Federal Reserve officials will get another important look at inflation on Thursday morning, ahead of their Nov. 6-7 policy meeting. The latest reading of the personal consumption expenditures price index is likely to show a small uptick in U.S. inflation, which remains above the central bank's target.
The PCE report for September will be published at 8:30 a.m. ET on Oct. 31, as part of the Bureau of Economic Analysis' personal income and outlays report.
Economists' consensus forecast on Wednesday called for a 0.2% increase in the PCE price index in September, which would be up 2.1% from a year earlier and compare with a 0.1% rise in August.
The core PCE index, which excludes food and energy components, is expected to have gained 0.3% during the month of September -- an acceleration from its 0.1% increase during the previous month. The year-over-year gain in core PCE is expected to slow by a tenth of a percentage point, to 2.6%.
Monthly inflation of roughly 0.17% is consistent with achievement of the Fed's 2% annual target.
A rebound in core PCE price index inflation in September would mirror the pattern of the consumer price index, an alternative measure of inflation. Data released by the Bureau of Labor Statistics on Oct. 10 showed a higher-than-expected 0.3% rise in core CPI last month, or an increase of 3.3% from a year earlier.

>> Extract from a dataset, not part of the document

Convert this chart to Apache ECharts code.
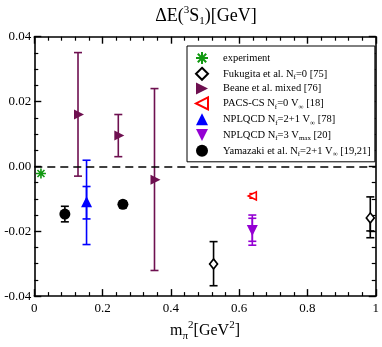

CPI inflation has been running hotter than the PCE price index of late, due to differences in how the two indexes are constructed. The two price measures have different weightings in various price categories. A lower exposure to housing costs, in particular, has helped the PCE price index consistently come in below CPI this year.
The BEA published third-quarter gross domestic product data on Wednesday morning, which included a quarterly, annualized rate of inflation that served as a preview of Thursday's data . The core PCE price index increased at a 2.2% pace during the period, while economists had been looking for a 2.1% annual rate. That was down significantly from the second quarter's 2.8% annualized increase.
The data suggest a 0.3% core PCE price index increase in September, the last month of the quarter. Alternatively, if September comes in at 0.2%, August's increase could be revised higher.
The headline PCE price index rose at a 1.5% annual pace in the third quarter, due to a decline in energy prices, down from the second quarter's 2.5% rate.
The Fed's Federal Open Market Committee lowered its federal-funds rate target range by half a percentage point on Sept. 18, to 4.75% to 5.0%, after holding rates steady since July 2023. Interest-rate futures on Wednesday were pricing in an overwhelming likelihood of a quarter-point decrease in the fed-funds rate at the November meeting.